By Wednesday morning, members of the Golf Writers Association of America were already discussing how to proceed in light of the harassment of one of its members. Frankly, it's the tour that should be admonishing Daly in public, since he dragged his laundry into the public square on Twitter.
But the tour will expect us to trust its judgment on this. You know, because it has done such a fine job of correcting Daly's behavior over the years. Sometimes, the benevolent dictator route just doesn't work.
Smits wrote that in one high-profile instance contained in Daly's disciplinary file, he nearly ran over an official with the Bureau of Alcohol, Tobacco & Firearms (hey, Daly is conversant in at least two of those areas) at the U.S. Open five years ago. Despite multiple official statements from authorities who witnessed the incident, the Times-Union reported that the PGA Tour took no action and chalked it up as a case of "mistaken identity." The tour covered it up, in other words.
Clearly, Daly's cyber-stalking of a reporter doing his job is crossing the line. But at some point, the tour must be held responsible for continuing to let this guy ply his trade and for failing to modify his behavior. The psychobabble term is that the tour is an enabler.

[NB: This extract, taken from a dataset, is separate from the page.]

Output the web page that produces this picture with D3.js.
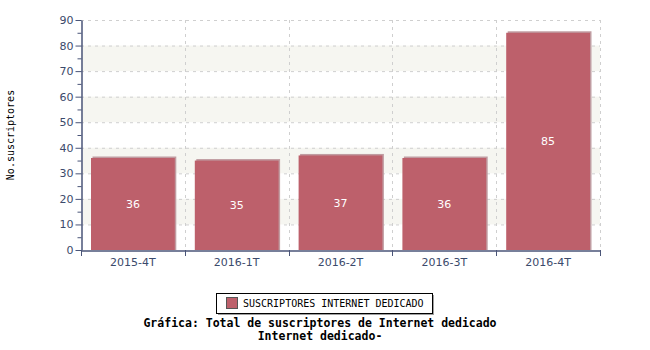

It needs to be a disabler.
The tour policy on discipline is an antiquated joke, the vestiges of a flawed philosophy that dates back to an earlier era. Tour players are, as a rule, a decent bunch, but as Daly and other prominent players have proved, these angels sometimes have dirty faces. Covering up the deeds of players is ripping off fans and sponsors, too. The tour is sometimes selling a tainted bill of goods.
We've been ripping the tour for its small-minded policy for so long, it's like we're beating a dead Shetland Pony -- and that's not a Finchem-related height joke. Necessarily.